The request –
Your task is to transcribe, without alteration, the lines from the top of the material below through the line bearing "const noRelAtRisk = [261,180,126,115,100,91,88,85,46,9];", inclusive.

Given information –
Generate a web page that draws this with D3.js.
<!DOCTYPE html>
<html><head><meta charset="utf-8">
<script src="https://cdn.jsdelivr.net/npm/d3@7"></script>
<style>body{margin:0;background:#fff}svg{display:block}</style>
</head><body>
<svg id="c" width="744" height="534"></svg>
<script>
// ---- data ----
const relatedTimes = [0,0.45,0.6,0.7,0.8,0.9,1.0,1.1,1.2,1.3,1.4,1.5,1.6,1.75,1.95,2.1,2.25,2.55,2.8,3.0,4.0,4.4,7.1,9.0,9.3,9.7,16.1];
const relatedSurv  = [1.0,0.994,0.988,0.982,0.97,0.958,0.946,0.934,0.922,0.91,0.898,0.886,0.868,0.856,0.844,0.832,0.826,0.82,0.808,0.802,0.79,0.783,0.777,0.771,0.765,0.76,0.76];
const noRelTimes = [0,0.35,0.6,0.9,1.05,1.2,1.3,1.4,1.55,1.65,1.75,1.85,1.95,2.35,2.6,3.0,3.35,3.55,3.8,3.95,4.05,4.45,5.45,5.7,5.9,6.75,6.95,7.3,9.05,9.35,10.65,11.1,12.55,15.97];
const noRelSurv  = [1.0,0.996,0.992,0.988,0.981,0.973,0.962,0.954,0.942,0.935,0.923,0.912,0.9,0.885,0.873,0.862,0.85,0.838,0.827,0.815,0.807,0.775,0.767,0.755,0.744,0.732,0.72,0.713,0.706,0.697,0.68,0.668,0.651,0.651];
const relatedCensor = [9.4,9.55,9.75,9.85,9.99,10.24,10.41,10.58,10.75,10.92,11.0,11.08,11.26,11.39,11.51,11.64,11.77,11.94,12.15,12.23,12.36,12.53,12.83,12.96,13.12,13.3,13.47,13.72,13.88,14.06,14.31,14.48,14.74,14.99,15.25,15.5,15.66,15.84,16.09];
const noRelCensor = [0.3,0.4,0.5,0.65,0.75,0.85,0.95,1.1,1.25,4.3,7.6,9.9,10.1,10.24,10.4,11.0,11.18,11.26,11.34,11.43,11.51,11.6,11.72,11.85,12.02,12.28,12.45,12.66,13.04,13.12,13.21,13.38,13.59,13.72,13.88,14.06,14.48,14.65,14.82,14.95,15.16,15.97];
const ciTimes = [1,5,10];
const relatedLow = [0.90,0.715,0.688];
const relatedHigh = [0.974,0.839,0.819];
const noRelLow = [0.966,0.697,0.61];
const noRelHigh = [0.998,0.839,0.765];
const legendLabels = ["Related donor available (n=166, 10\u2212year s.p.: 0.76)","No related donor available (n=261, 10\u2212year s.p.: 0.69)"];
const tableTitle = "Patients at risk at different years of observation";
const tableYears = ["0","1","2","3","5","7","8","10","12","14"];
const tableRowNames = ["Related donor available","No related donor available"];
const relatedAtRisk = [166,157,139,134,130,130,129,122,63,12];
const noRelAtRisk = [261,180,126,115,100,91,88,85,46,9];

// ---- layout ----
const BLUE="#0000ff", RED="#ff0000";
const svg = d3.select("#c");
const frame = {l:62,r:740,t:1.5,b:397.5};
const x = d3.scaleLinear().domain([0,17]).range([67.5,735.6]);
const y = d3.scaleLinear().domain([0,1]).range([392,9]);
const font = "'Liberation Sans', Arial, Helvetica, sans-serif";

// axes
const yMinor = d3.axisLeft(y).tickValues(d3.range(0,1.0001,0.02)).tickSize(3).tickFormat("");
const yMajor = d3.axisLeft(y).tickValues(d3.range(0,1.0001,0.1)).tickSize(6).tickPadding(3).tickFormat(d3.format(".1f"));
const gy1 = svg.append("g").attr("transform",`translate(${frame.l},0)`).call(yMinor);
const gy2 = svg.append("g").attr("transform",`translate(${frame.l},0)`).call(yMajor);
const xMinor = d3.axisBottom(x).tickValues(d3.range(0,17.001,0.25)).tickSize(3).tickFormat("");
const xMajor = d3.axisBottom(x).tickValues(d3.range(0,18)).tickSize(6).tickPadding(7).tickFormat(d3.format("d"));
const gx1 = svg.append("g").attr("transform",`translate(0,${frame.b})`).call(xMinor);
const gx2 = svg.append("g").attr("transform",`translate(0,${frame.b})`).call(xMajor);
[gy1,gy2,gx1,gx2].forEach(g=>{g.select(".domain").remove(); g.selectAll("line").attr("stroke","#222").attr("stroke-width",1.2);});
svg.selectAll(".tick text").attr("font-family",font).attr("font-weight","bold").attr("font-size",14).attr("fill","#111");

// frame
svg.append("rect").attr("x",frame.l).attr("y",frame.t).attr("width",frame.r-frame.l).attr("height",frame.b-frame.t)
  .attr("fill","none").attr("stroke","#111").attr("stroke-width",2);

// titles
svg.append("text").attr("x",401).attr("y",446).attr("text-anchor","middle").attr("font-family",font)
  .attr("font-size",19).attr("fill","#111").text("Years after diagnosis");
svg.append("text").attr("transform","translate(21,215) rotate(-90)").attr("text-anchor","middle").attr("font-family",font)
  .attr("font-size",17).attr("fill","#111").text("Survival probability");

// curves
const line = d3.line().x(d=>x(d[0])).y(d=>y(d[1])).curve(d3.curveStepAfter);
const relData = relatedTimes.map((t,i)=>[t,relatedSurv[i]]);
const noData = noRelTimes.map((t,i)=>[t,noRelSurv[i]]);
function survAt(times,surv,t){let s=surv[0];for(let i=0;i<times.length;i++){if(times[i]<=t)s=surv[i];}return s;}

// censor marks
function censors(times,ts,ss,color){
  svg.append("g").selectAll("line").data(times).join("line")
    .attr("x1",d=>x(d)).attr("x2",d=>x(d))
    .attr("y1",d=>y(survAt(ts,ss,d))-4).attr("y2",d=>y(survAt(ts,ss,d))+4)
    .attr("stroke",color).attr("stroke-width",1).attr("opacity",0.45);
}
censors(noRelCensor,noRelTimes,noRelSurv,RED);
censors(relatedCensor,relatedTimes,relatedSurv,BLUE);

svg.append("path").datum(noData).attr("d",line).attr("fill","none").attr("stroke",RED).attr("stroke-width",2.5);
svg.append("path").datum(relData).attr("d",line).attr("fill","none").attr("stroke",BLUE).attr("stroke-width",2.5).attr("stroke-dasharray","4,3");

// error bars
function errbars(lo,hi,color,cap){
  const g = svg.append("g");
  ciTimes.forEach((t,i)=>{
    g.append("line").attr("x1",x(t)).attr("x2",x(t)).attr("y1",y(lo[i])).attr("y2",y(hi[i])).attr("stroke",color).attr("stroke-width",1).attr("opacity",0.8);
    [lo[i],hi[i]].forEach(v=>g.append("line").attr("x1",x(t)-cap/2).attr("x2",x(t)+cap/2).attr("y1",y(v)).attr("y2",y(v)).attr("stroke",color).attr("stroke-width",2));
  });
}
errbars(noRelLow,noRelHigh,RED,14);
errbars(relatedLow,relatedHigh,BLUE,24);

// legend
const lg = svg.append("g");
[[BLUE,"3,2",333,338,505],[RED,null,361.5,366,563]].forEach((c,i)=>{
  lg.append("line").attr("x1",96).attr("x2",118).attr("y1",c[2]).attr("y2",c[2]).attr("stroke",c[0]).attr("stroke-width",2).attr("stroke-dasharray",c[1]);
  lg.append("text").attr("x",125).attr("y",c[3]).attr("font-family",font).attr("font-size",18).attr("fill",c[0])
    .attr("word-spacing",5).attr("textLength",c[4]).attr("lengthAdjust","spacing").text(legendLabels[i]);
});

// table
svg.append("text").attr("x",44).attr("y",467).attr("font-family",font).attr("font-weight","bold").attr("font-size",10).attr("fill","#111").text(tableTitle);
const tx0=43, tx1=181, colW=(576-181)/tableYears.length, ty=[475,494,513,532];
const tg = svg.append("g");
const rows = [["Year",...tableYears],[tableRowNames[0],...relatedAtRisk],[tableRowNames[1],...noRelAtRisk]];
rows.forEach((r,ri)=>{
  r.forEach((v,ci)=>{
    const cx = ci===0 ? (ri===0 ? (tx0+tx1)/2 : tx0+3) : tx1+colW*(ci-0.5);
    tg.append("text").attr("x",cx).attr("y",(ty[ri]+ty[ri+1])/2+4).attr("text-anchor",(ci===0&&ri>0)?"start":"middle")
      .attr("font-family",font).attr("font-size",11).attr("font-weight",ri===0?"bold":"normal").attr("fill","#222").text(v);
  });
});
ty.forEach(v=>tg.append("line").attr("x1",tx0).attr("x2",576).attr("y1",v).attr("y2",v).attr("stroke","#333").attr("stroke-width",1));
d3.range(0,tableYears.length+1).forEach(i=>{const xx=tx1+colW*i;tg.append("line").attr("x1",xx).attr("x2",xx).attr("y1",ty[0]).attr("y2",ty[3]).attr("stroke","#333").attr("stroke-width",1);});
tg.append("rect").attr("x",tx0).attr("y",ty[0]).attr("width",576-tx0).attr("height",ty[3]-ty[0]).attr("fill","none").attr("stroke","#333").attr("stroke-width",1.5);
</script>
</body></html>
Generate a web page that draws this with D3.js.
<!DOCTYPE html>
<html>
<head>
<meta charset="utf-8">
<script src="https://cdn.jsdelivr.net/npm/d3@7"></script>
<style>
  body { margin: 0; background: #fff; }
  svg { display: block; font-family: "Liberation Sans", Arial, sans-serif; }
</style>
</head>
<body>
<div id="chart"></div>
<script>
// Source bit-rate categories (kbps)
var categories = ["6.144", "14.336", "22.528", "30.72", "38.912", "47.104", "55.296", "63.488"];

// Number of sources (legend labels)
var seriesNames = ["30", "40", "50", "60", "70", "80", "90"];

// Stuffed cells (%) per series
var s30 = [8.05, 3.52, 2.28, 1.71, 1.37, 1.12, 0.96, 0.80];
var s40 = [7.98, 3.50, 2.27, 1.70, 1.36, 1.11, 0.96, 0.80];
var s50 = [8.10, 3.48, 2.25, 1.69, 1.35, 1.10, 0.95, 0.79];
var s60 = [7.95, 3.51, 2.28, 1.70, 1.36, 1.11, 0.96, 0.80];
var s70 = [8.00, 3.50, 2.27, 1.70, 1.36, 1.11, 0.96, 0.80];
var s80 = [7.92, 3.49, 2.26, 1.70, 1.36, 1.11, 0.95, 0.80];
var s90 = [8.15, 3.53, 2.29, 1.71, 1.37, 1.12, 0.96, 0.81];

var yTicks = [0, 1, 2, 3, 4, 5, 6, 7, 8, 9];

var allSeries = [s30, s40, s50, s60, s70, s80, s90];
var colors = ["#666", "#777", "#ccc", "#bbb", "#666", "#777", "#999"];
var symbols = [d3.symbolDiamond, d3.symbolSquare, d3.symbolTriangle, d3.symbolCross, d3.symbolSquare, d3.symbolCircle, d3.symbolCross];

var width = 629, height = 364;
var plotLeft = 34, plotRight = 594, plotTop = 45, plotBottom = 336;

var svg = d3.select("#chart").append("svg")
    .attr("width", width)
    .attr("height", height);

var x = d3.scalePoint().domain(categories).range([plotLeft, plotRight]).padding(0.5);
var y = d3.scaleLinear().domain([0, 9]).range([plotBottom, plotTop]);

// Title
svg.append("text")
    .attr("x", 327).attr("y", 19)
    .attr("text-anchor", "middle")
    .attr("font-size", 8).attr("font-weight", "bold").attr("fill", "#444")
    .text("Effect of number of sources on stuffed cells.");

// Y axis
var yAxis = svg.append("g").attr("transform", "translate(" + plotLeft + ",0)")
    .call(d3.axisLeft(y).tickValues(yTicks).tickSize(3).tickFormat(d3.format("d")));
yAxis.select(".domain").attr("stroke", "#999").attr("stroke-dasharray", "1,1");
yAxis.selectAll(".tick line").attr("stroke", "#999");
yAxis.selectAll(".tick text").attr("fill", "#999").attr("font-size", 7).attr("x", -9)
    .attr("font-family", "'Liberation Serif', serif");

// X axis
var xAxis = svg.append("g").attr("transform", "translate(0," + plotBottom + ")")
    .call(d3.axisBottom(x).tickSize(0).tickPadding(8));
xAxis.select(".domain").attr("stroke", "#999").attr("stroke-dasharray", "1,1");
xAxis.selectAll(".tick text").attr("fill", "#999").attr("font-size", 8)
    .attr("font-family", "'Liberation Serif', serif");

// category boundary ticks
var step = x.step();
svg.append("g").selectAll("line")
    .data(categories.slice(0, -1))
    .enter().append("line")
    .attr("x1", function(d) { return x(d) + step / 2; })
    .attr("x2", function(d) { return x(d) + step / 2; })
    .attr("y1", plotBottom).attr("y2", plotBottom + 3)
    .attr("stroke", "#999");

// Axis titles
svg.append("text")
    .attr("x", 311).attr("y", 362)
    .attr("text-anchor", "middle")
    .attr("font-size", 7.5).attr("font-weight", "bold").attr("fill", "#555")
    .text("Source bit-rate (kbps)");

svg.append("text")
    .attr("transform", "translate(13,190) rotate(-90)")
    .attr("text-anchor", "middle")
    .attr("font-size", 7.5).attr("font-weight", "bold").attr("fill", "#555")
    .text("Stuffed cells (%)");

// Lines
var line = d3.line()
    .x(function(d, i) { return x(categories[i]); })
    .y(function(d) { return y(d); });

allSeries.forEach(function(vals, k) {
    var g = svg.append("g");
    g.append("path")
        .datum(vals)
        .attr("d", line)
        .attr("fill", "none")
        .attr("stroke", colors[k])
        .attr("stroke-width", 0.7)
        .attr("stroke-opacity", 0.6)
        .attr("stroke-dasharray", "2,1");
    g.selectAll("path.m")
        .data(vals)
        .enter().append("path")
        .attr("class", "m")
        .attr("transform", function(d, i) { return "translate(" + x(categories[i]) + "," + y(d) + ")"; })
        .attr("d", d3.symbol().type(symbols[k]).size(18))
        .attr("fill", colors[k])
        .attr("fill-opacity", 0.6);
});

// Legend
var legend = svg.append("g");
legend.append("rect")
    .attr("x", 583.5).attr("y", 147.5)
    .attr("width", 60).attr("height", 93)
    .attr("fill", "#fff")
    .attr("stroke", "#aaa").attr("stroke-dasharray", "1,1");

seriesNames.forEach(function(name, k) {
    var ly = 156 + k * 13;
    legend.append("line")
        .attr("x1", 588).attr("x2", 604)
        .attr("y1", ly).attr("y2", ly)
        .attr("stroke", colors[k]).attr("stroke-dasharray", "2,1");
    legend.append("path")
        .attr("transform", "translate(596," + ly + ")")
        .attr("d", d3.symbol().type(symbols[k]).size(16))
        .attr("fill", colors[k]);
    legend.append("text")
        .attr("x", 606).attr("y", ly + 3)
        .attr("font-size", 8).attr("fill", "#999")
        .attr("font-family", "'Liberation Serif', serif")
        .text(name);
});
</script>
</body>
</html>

Response –
Generate a web page that draws this with D3.js.
<!DOCTYPE html>
<html><head><meta charset="utf-8">
<script src="https://cdn.jsdelivr.net/npm/d3@7"></script>
<style>body{margin:0;background:#fff}svg{display:block}</style>
</head><body>
<svg id="c" width="744" height="534"></svg>
<script>
// ---- data ----
const relatedTimes = [0,0.45,0.6,0.7,0.8,0.9,1.0,1.1,1.2,1.3,1.4,1.5,1.6,1.75,1.95,2.1,2.25,2.55,2.8,3.0,4.0,4.4,7.1,9.0,9.3,9.7,16.1];
const relatedSurv  = [1.0,0.994,0.988,0.982,0.97,0.958,0.946,0.934,0.922,0.91,0.898,0.886,0.868,0.856,0.844,0.832,0.826,0.82,0.808,0.802,0.79,0.783,0.777,0.771,0.765,0.76,0.76];
const noRelTimes = [0,0.35,0.6,0.9,1.05,1.2,1.3,1.4,1.55,1.65,1.75,1.85,1.95,2.35,2.6,3.0,3.35,3.55,3.8,3.95,4.05,4.45,5.45,5.7,5.9,6.75,6.95,7.3,9.05,9.35,10.65,11.1,12.55,15.97];
const noRelSurv  = [1.0,0.996,0.992,0.988,0.981,0.973,0.962,0.954,0.942,0.935,0.923,0.912,0.9,0.885,0.873,0.862,0.85,0.838,0.827,0.815,0.807,0.775,0.767,0.755,0.744,0.732,0.72,0.713,0.706,0.697,0.68,0.668,0.651,0.651];
const relatedCensor = [9.4,9.55,9.75,9.85,9.99,10.24,10.41,10.58,10.75,10.92,11.0,11.08,11.26,11.39,11.51,11.64,11.77,11.94,12.15,12.23,12.36,12.53,12.83,12.96,13.12,13.3,13.47,13.72,13.88,14.06,14.31,14.48,14.74,14.99,15.25,15.5,15.66,15.84,16.09];
const noRelCensor = [0.3,0.4,0.5,0.65,0.75,0.85,0.95,1.1,1.25,4.3,7.6,9.9,10.1,10.24,10.4,11.0,11.18,11.26,11.34,11.43,11.51,11.6,11.72,11.85,12.02,12.28,12.45,12.66,13.04,13.12,13.21,13.38,13.59,13.72,13.88,14.06,14.48,14.65,14.82,14.95,15.16,15.97];
const ciTimes = [1,5,10];
const relatedLow = [0.90,0.715,0.688];
const relatedHigh = [0.974,0.839,0.819];
const noRelLow = [0.966,0.697,0.61];
const noRelHigh = [0.998,0.839,0.765];
const legendLabels = ["Related donor available (n=166, 10\u2212year s.p.: 0.76)","No related donor available (n=261, 10\u2212year s.p.: 0.69)"];
const tableTitle = "Patients at risk at different years of observation";
const tableYears = ["0","1","2","3","5","7","8","10","12","14"];
const tableRowNames = ["Related donor available","No related donor available"];
const relatedAtRisk = [166,157,139,134,130,130,129,122,63,12];
const noRelAtRisk = [261,180,126,115,100,91,88,85,46,9];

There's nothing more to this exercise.